Technology Through Time

Separating Sand

Bituminous Sand Separation Plant, Dunvegan Yards, Edmonton, 1924.The last annual report recorded the success achieved in the operation of a semi-commercial plant in the North under the practical conditions at the bituminous sand deposits. The report also dealt with preliminary studies of some unexpected difficulties encountered in the North and predicted that progress following from these differences was likely to be more valuable than the substantial success of the large plant. Further studies have amply confirmed this prediction.

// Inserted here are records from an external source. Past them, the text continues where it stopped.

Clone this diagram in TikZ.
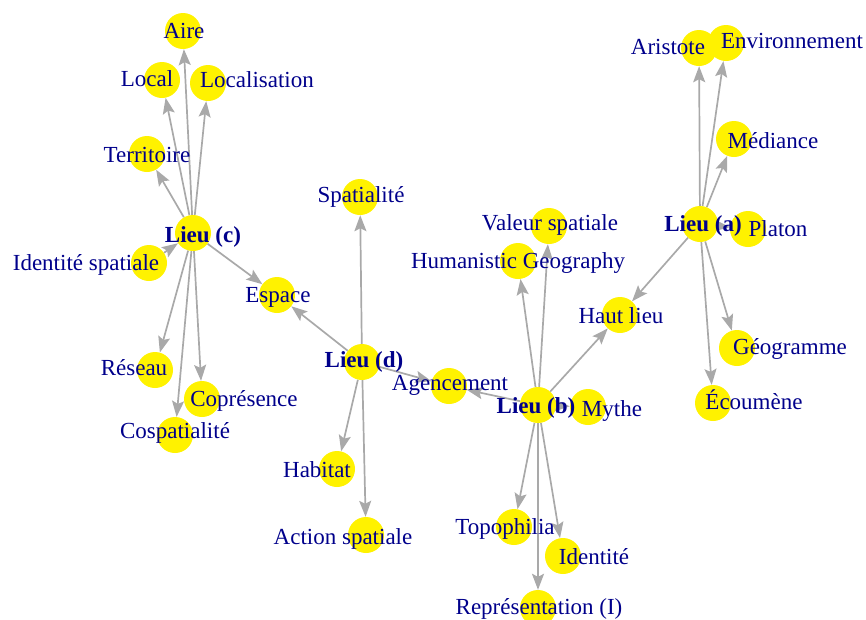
\documentclass[tikz,border=0pt]{standalone}
\usepackage{fontspec}
\setmainfont{Liberation Serif}
\usetikzlibrary{arrows.meta}
\pgfdeclarelayer{bg}
\pgfsetlayers{bg,main}
\definecolor{vblue}{HTML}{00008B}
\definecolor{egray}{HTML}{A9A9A9}
\tikzset{
  vtx/.style={circle,fill=yellow,draw=none,minimum size=36pt,inner sep=0pt},
  lab/.style={anchor=base,text=vblue,inner sep=0pt,font=\fontsize{23}{27}\selectfont},
  hub/.style={lab,font=\fontsize{23}{27}\selectfont\bfseries},
  arr/.style={draw=egray,line width=1.7pt,-{Stealth[length=16pt,width=12pt,inset=3pt]}}
}
\begin{document}
\begin{tikzpicture}[x=1pt,y=-1pt]
\useasboundingbox (0,0) rectangle (866,619);
% vertices
\node[vtx] (c) at (193,233) {};
\node[vtx] (aire) at (183,31) {};
\node[vtx] (local) at (162,80) {};
\node[vtx] (locs) at (208,83) {};
\node[vtx] (terr) at (147,154) {};
\node[vtx] (idsp) at (149,263) {};
\node[vtx] (esp) at (277,295) {};
\node[vtx] (res) at (155,370) {};
\node[vtx] (copr) at (202,399) {};
\node[vtx] (cosp) at (175,435) {};
\node[vtx] (d) at (362,362) {};
\node[vtx] (spat) at (360,197) {};
\node[vtx] (agen) at (449,386) {};
\node[vtx] (hab) at (337,469) {};
\node[vtx] (act) at (366,535) {};
\node[vtx] (b) at (538,405) {};
\node[vtx] (val) at (549,226) {};
\node[vtx] (hum) at (518,261) {};
\node[vtx] (haut) at (620,315) {};
\node[vtx] (myth) at (588,407) {};
\node[vtx] (topo) at (514,527) {};
\node[vtx] (ident) at (563,556) {};
\node[vtx] (repr) at (538,608) {};
\node[vtx] (a) at (700,224) {};
\node[vtx] (plat) at (748,229) {};
\node[vtx] (aris) at (699,48) {};
\node[vtx] (env) at (726,43) {};
\node[vtx] (med) at (734,139) {};
\node[vtx] (geog) at (737,348) {};
\node[vtx] (ecou) at (713,403) {};
% edges
\begin{pgfonlayer}{bg}
\foreach \t in {aire,local,locs,terr,esp,res,copr,cosp} \draw[arr] (c) -- (\t);
\draw[arr] (idsp) -- (c);
\foreach \t in {spat,esp,agen,hab,act} \draw[arr] (d) -- (\t);
\foreach \t in {hum,val,haut,agen,myth,topo,ident,repr} \draw[arr] (b) -- (\t);
\foreach \t in {aris,env,med,plat,haut,geog,ecou} \draw[arr] (a) -- (\t);
\end{pgfonlayer}
% labels
\node[hub] (c-l) at (203,242) {Lieu (c)};
\node[lab] (aire-l) at (184,38) {Aire};
\node[lab] (local-l) at (147,86) {Local};
\node[lab] (locs-l) at (257,87) {Localisation};
\node[lab] (terr-l) at (147,162) {Territoire};
\node[lab] (idsp-l) at (86,270) {Identité spatiale};
\node[lab] (esp-l) at (278,302) {Espace};
\node[lab] (res-l) at (134,375) {Réseau};
\node[lab] (copr-l) at (244,406) {Coprésence};
\node[lab] (cosp-l) at (175,438) {Cospatialité};
\node[hub] (d-l) at (364,367) {Lieu (d)};
\node[lab] (spat-l) at (361,202) {Spatialité};
\node[lab] (agen-l) at (450,390) {Agencement};
\node[lab] (hab-l) at (317,477) {Habitat};
\node[lab] (act-l) at (343,544) {Action spatiale};
\node[hub] (b-l) at (536,413) {Lieu (b)};
\node[lab] (val-l) at (550,230) {Valeur spatiale};
\node[lab] (hum-l) at (518,268) {Humanistic Geography};
\node[lab] (haut-l) at (621,323) {Haut lieu};
\node[lab] (myth-l) at (612,416) {Mythe};
\node[lab] (topo-l) at (505,534) {Topophilia};
\node[lab] (ident-l) at (594,564) {Identité};
\node[lab] (repr-l) at (539,614) {Représentation (I)};
\node[hub] (a-l) at (703,231) {Lieu (a)};
\node[lab] (plat-l) at (778,236) {Platon};
\node[lab] (aris-l) at (668,54) {Aristote};
\node[lab] (env-l) at (792,48) {Environnement};
\node[lab] (med-l) at (773,148) {Médiance};
\node[lab] (geog-l) at (790,354) {Géogramme};
\node[lab] (ecou-l) at (754,409) {Écoumène};
\end{tikzpicture}
\end{document}
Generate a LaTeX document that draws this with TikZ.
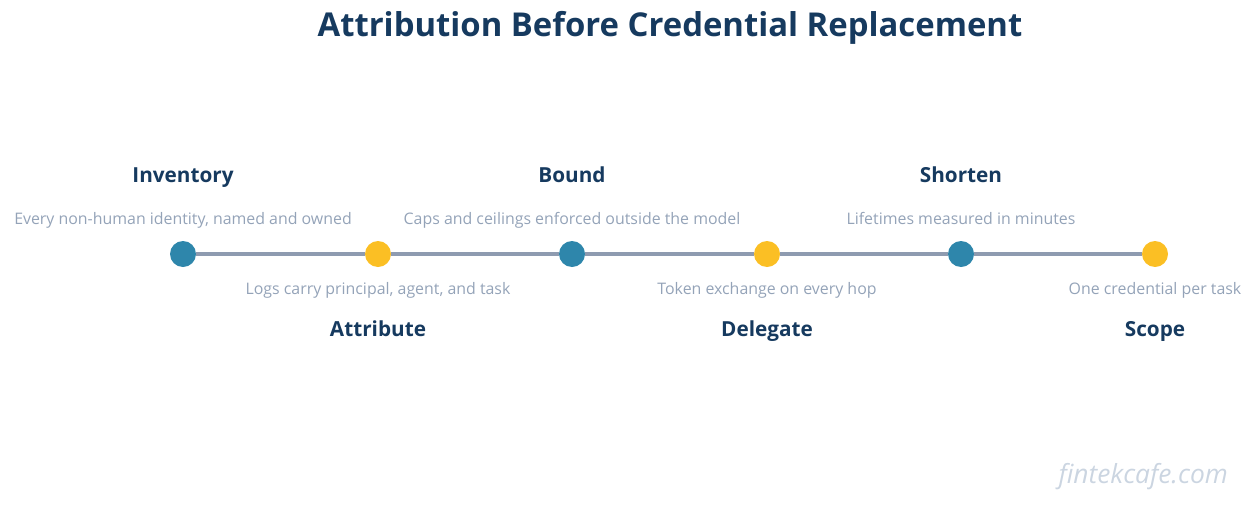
\documentclass[tikz,border=0pt]{standalone}
\usepackage{fontspec}
\setmainfont{Open Sans}
\usetikzlibrary{positioning, calc}
\definecolor{navy}{HTML}{163A5F}
\definecolor{teal}{HTML}{2E86AB}
\definecolor{amber}{HTML}{FBBF24}
\definecolor{muted}{HTML}{94A3B8}
\definecolor{track}{HTML}{8E9BB0}
\definecolor{mark}{HTML}{CBD5E1}
\tikzset{
	dot/.style={circle,minimum size=0.52cm,inner sep=0pt},
	head/.style={font=\fontsize{11.8}{14}\selectfont\bfseries,text=navy,text height=1.5ex,text depth=.3ex},
	desc/.style={font=\fontsize{9.05}{11}\selectfont,text=muted,text height=1.5ex,text depth=.3ex}
}
\begin{document}
\begin{tikzpicture}[x=0.02cm,y=-0.02cm]
	\useasboundingbox (0,0) rectangle (1256,504);
	\node [font=\fontsize{18.7}{22}\selectfont\bfseries,text=navy] (title) at (670,28) {Attribution Before Credential Replacement};
	\node [dot,fill=teal]  (inv) at (183,254) {};
	\node [dot,fill=amber] (att) at (378,254) {};
	\node [dot,fill=teal]  (bou) at (572,254) {};
	\node [dot,fill=amber] (del) at (767,254) {};
	\node [dot,fill=teal]  (sho) at (961,254) {};
	\node [dot,fill=amber] (sco) at (1155,254) {};
	\foreach \a/\b in {inv/att,att/bou,bou/del,del/sho,sho/sco}
		\draw [track,line width=2.3pt] (\a) -- (\b);
	% above the track
	\node [head] (invh) at (183,177) {Inventory};
	\node [desc] (invd) at (183,219) {Every non-human identity, named and owned};
	\node [head] (bouh) at (572,177) {Bound};
	\node [desc] (boud) at (572,219) {Caps and ceilings enforced outside the model};
	\node [head] (shoh) at (961,177) {Shorten};
	\node [desc] (shod) at (961,219) {Lifetimes measured in minutes};
	% below the track
	\node [desc] (attd) at (378,289) {Logs carry principal, agent, and task};
	\node [head] (atth) at (378,331) {Attribute};
	\node [desc] (deld) at (767,289) {Token exchange on every hop};
	\node [head] (delh) at (767,331) {Delegate};
	\node [desc] (scod) at (1155,289) {One credential per task};
	\node [head] (scoh) at (1155,331) {Scope};
	\node [font=\fontsize{15}{18}\selectfont\itshape,text=mark,anchor=east] (wm) at (1234,477) {fintekcafe.com};
\end{tikzpicture}
\end{document}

Chance has played an interesting part in bringing about the progress, which has been achieved. The Federal Department of Mines located its bituminous sand quarry, beside which the Research Council of Alberta agreed to build and operate a separation plant, at what it considered the most convenient place available. It did not know that the bituminous sand beds at this place were in any sense extraordinary. Yet they were. Ground water working through them from the clay overburden above had carried into them unusual quantities of soluble salts. The presence of these salts caused a very considerable amount of trouble in the separation plant. But in doing so they "gave away" the secret of bituminous sand separation. The Research Council has been trying for years to get its finger on the fundamental principle underlying this process. Its workers were well prepared to take advantage of the chance encounter with an abnormal condition at the northern bituminous sand quarry and turn it rapidly into concrete knowledge.

The secret of bituminous sand separation by hot water turns out to be very simple. In the first place all bituminous sand contains acid. Sometimes there is very little and other times, due to the presence of iron salts, there is a very considerable amount. This acid must be neutralized by mixing the bituminous sand with an alkali before the sand will separate satisfactorily on washing with hot water. In the second place, lime in the bituminous sand must be avoided for it is a veritable poison for the separation process. Consequently lime cannot be used to neutralize the acidity of bituminous sand. Further, there is danger in using another common alkali, namely, caustic soda, for this will generate lime from calcium slats that may be present in the bituminous sand. Soda ash is the proper chemical to use. Generally speaking, if bituminous sand as found in Northern Alberta is mixed and heated with a solution of soda ash till all its acidity is neutralized and then washed in hot water practically one hundred percent of the bitumen content of the same will be recovered.

Alberta Research Council. [1931] Annual Report. With permission from the Alberta Research Council.